Walking through Koishikawa Kōrakuen Garden in Bunkyo-ku one fine autumn day, Dayanita Singh asked me, “Who would be the Japanese equivalent of [author] Italo Calvino?” “Hmm… Kobo Abe…?” I answered, not having thought all that hard about it, there in the garden. The changing perspectives created by the garden’s rich landscape kept us walking and walking, until suddenly the sun had sunk low. In a corner of a bit of ground near the exit we came upon a gazebo of sorts, and in that exposed space, the flowers blooming in this garden, the look of the autumn leaves, the kingfishers living in the pond, all these photographs were fluttering in the breeze without even the decoration of frames. I’d grown a little sleepy, and while Dayanita had gone off to wash her hands I laid back on the gazebo bench, and before I knew it she had returned and I jumped back awake at her voice asking me, “Next time I do an exhibition in Tokyo, shall I do it here?”
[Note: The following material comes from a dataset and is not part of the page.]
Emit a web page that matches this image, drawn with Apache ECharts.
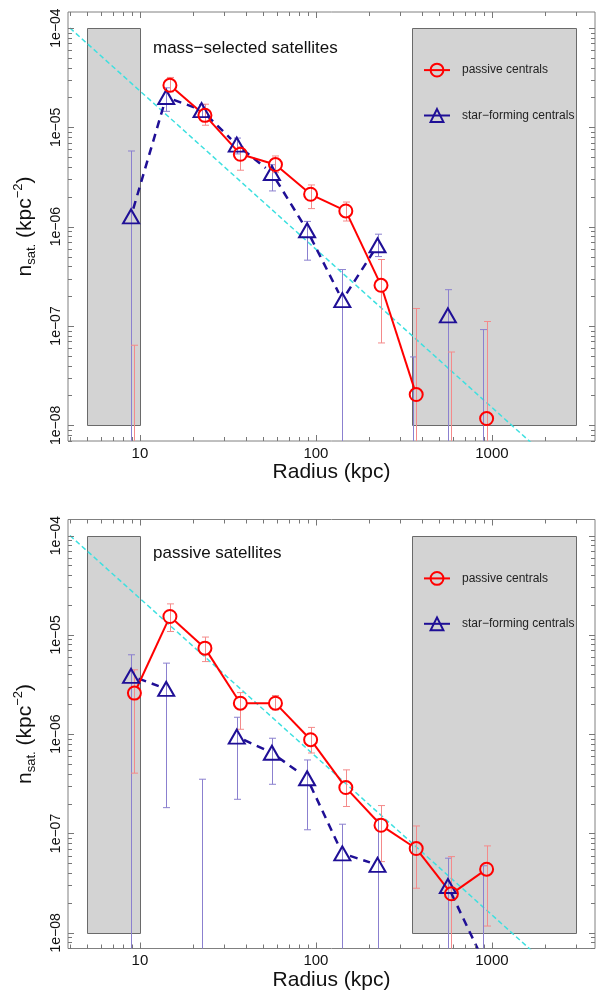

I saw that all of the many scenes she had seen until now were contained deep within her laughing eyes. Happily, a portion of these (and the quantity and quality of that portion are important) are with her as photographs. Lacing up that happiness and returning it to reality, wait quietly for “someone” to come. Just a few “someones.”
There in Tokyo, where the heat of information consumption is a vortex, where dense mental spaces are everywhere, I think I touched something fondly remembered, something important. Feet on the ground, magnanimous, something at least as old as an Indian myth.
The true freedom of an artistic work only comes into reality through the attitude of thinking about “those few someones.” Attaining this paradox should have been the beginning of both creating and receiving art. Moreover, this should have been completely simple, understandable by anyone.
As for me, regarding Dayanita Singh’s work, this is all I can write at this point. What the reader wants to know surely includes things like the reasons behind her global success, concrete explanations of the various works, the position of her work in history, and its relationship to literature. But before such analyses, I have simply been moved to be witness to the happiness of her photographic world.